District 9 is a well-made, sharply-delivered science-fiction film, remarkably similar to Avatar in terms of plot elements, but on one-tenth the budget. It demands sympathy for a strange looking alien race, introduces a human-to-alien transformation as a central plot element, portrays humans as both heavy-handed and under-handed, and quickly trots out something equivalent to the military-industrial complex to be the real evil.

That the first half of District 9 may be a metaphor for the mistreatment of blacks by the ruling white class during South Africa's apartheid era just adds a layer of poignancy.

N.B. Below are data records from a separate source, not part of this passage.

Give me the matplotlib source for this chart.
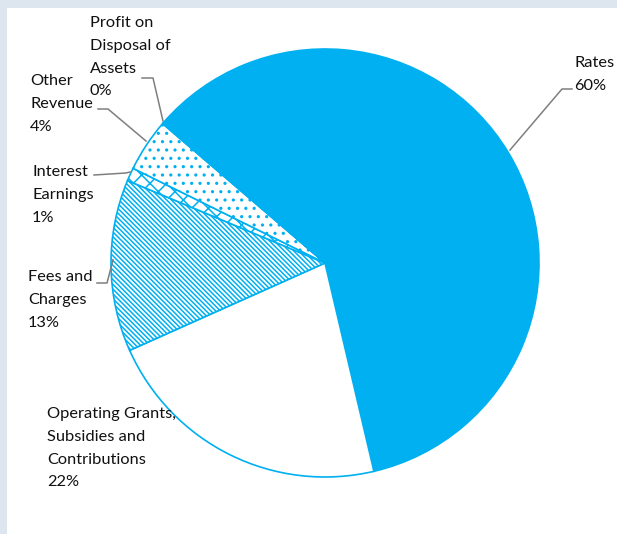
import matplotlib.pyplot as plt
from matplotlib.patches import Rectangle

# revenue shares (percent), clockwise from the top-left
categories = ['Rates', 'Operating Grants,\nSubsidies and\nContributions', 'Fees and\nCharges',
              'Interest\nEarnings', 'Other\nRevenue', 'Profit on\nDisposal of\nAssets']
shares = [60, 22, 13, 1, 4, 0.1]
pct_labels = ['60%', '22%', '13%', '1%', '4%', '0%']

blue = '#00B0F0'
plt.rcParams['font.family'] = ['Lato', 'DejaVu Sans']
plt.rcParams['hatch.linewidth'] = 1.1

W, H = 617, 534
fig = plt.figure(figsize=(W / 100, H / 100), dpi=100)
fig.patch.set_facecolor('#dde6ef')
ax = fig.add_axes([0, 0, 1, 1])
ax.add_patch(Rectangle((7, 0), W, H - 8, facecolor='white', edgecolor='none', zorder=0))

wedges, _ = ax.pie(shares, center=(325, H - 263), radius=214, startangle=139,
                   counterclock=False, frame=True)
ax.set_xlim(0, W)
ax.set_ylim(0, H)
ax.axis('off')

styles = [('', blue), ('', 'white'), ('\\' * 7, 'white'), ('xx', 'white'),
          ('..', 'white'), ('', 'white')]
for w, (hatch, fc) in zip(wedges, styles):
    w.set_facecolor(fc)
    w.set_edgecolor(blue)
    w.set_hatch(hatch)
    w.set_linewidth(1.2)
    w.set_zorder(2)

# label positions (pixel, top-left) and leader lines
label_pos = [(574, 52), (47, 403), (28, 266), (32, 161), (30, 70), (90, 12)]
for name, pct, (x, y) in zip(categories, pct_labels, label_pos):
    ax.text(x, H - y - 4, name + '\n' + pct, fontsize=11.8, va='top', ha='left',
            linespacing=1.8, color='#111111', zorder=3)

leaders = [
    [(572, 89), (562, 89), (510, 150)],
    [(97, 283), (107, 283), (113, 260)],
    [(94, 175), (126, 173), (130, 172)],
    [(98, 109), (108, 109), (146, 141)],
    [(142, 78), (153, 78), (163, 121)],
]
for pts in leaders:
    xs = [p[0] for p in pts]
    ys = [H - p[1] for p in pts]
    ax.plot(xs, ys, color='#7f7f7f', lw=1.1, zorder=3)

fig.savefig('out.png', dpi=100, facecolor=fig.get_facecolor())
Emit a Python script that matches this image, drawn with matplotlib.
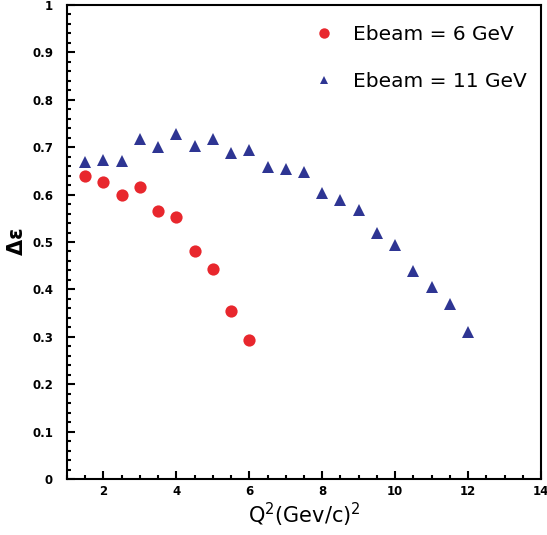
import matplotlib
matplotlib.use('Agg')
import matplotlib.pyplot as plt
from matplotlib.lines import Line2D
from matplotlib.ticker import MultipleLocator

# Ebeam = 6 GeV
q2_6 = [1.5, 2.0, 2.5, 3.0, 3.5, 4.0, 4.5, 5.0, 5.5, 6.0]
de_6 = [0.639, 0.627, 0.600, 0.617, 0.566, 0.552, 0.481, 0.442, 0.354, 0.293]

# Ebeam = 11 GeV
q2_11 = [1.5, 2.0, 2.5, 3.0, 3.5, 4.0, 4.5, 5.0, 5.5, 6.0, 6.5, 7.0, 7.5,
         8.0, 8.5, 9.0, 9.5, 10.0, 10.5, 11.0, 11.5, 12.0]
de_11 = [0.669, 0.674, 0.671, 0.717, 0.700, 0.727, 0.702, 0.717, 0.688, 0.693,
         0.659, 0.655, 0.647, 0.604, 0.589, 0.568, 0.519, 0.493, 0.439, 0.406,
         0.370, 0.311]

labels = ['Ebeam = 6 GeV', 'Ebeam = 11 GeV']
RED = '#e8272d'
BLUE = '#2e3593'

fig = plt.figure(figsize=(5.47, 5.35), dpi=100)
ax = fig.add_axes([0.1225, 0.1047, 0.8665, 0.886])

ax.plot(q2_6, de_6, 'o', color=RED, ms=8.8, mew=0, zorder=3)
ax.plot(q2_11, de_11, '^', color=BLUE, ms=8.6, mew=0, zorder=3)

ax.set_xlim(1, 14)
ax.set_ylim(0, 1)

ax.xaxis.set_major_locator(MultipleLocator(2))
ax.xaxis.set_minor_locator(MultipleLocator(0.5))
ax.yaxis.set_major_locator(MultipleLocator(0.1))
ax.yaxis.set_minor_locator(MultipleLocator(0.02))
ax.set_yticks([i / 10 for i in range(11)])
ax.set_yticklabels(['0'] + ['%.1f' % (i / 10) for i in range(1, 10)] + ['1'])
ax.set_xticks([2, 4, 6, 8, 10, 12, 14])
ax.set_xticklabels(['2', '4', '6', '8', '10', '12', '14'])

for s in ax.spines.values():
    s.set_linewidth(1.5)
ax.tick_params(which='both', direction='in', top=False, right=False,
               width=1.5, labelsize=8.5)
ax.tick_params(which='major', length=6)
ax.tick_params(which='minor', length=3)
ax.tick_params(axis='y', pad=10)
ax.tick_params(axis='x', pad=4)
for t in ax.get_xticklabels() + ax.get_yticklabels():
    t.set_fontweight('bold')

ax.set_xlabel(r'Q$^2$(Gev/c)$^2$', fontsize=15, labelpad=2)
ax.set_ylabel(r'$\mathbf{\Delta\varepsilon}$', fontsize=15, labelpad=4)

handles = [Line2D([], [], ls='none', marker='o', color=RED, ms=7.5, mew=0),
           Line2D([], [], ls='none', marker='^', color=BLUE, ms=6, mew=0)]
leg = ax.legend(handles, labels, loc='upper left', bbox_to_anchor=(0.479, 0.995),
                frameon=False, labelspacing=1.35, handletextpad=0.85,
                handlelength=1.2, prop={'size': 14.5, 'weight': 'medium'})

fig.savefig('out.png', dpi=100)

But District 9 does unravel a bit in its second half, descending almost into a routine and forgettable action movie, with Wikus teaming up with one of the aliens, complete with cute young alien kid, to plan an unlikely escape from District 9 back to the mothership still hovering mysteriously overhead.

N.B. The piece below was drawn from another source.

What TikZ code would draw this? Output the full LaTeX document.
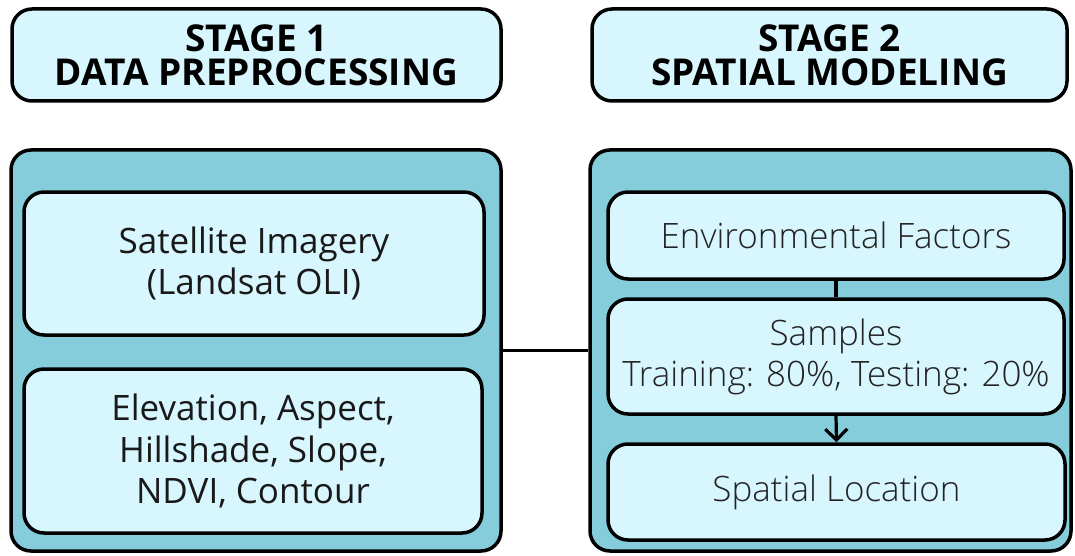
\documentclass[tikz,border=0pt]{standalone}
\usepackage{fontspec}
\setmainfont{Open Sans}
\newfontfamily\lightfont{Open Sans Light}
\usetikzlibrary{arrows.meta}
\definecolor{paleblue}{RGB}{215,246,253}
\definecolor{panelblue}{RGB}{134,205,220}
\definecolor{textgrey}{RGB}{35,35,35}
\tikzset{
  box/.style={draw=black, line width=3.5pt, rounded corners=20pt, inner sep=0pt, align=center},
  header/.style={box, fill=paleblue, font=\bfseries\fontsize{37}{34}\selectfont},
  panel/.style={box, fill=panelblue},
  itembox/.style={box, fill=paleblue, font=\fontsize{35}{41.7}\selectfont, text=black!90},
  lightbox/.style={box, fill=paleblue, font=\lightfont\fontsize{35}{41}\selectfont, text=textgrey},
  link/.style={line width=3.2pt},
}
\begin{document}
\begin{tikzpicture}[x=1pt, y=-1pt]
\useasboundingbox (0,0) rectangle (1075,556);

% stage headers
\node[header, minimum width=489pt, minimum height=92pt] (h1) at (256.5,55) {STAGE 1\\DATA PREPROCESSING};
\node[header, minimum width=475pt, minimum height=92pt] (h2) at (829.5,55) {STAGE 2\\SPATIAL MODELING};

% stage panels
\node[panel, minimum width=490pt, minimum height=401pt] (p1) at (256,350.5) {};
\node[panel, minimum width=481pt, minimum height=401pt] (p2) at (830.5,350.5) {};

% stage 1 contents
\node[itembox, minimum width=460pt, minimum height=143pt] (sat) at (254,263.5) {Satellite Imagery\\(Landsat OLI)};
\node[itembox, minimum width=458pt, minimum height=164pt] (dem) at (253,451) {Elevation, Aspect,\\Hillshade, Slope,\\NDVI, Contour};

% stage 2 contents
\node[lightbox, minimum width=456pt, minimum height=87pt] (env) at (836,235.5) {Environmental Factors};
\node[lightbox, minimum width=456pt, minimum height=115pt] (smp) at (836,356.5) {Samples\\Training: 80\%, Testing: 20\%};
\node[lightbox, minimum width=457pt, minimum height=96pt] (loc) at (836.5,492) {Spatial Location};

% connectors
\draw[link] (p1.east) -- (p2.west);
\draw[link] (env.south) -- (smp.north);
\draw[link, -{Straight Barb[length=11pt, width=22pt]}] (smp.south) -- (loc.north);
\end{tikzpicture}
\end{document}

Sharlto Copley is the best thing about the film, as the well-meaning and naive government bureaucratic who finds himself turning into an alien. Particularly early in the movie, with Wikus going door-to-door in District 9 requesting the aliens' "consent" to be relocated, he embodies all that is distasteful about blatant government hypocrisy.

This is director Neill Blomkamp's first feature length film, and he puts his documentary storytelling style to good use. The movie effectively takes its time to establish the context, and there is no padding in the running length of under 2 hours.

District 9 is proof that a science fiction movie can be entertaining, thoughtful, and polished without necessarily costing the equivalent of a small country's GDP to make.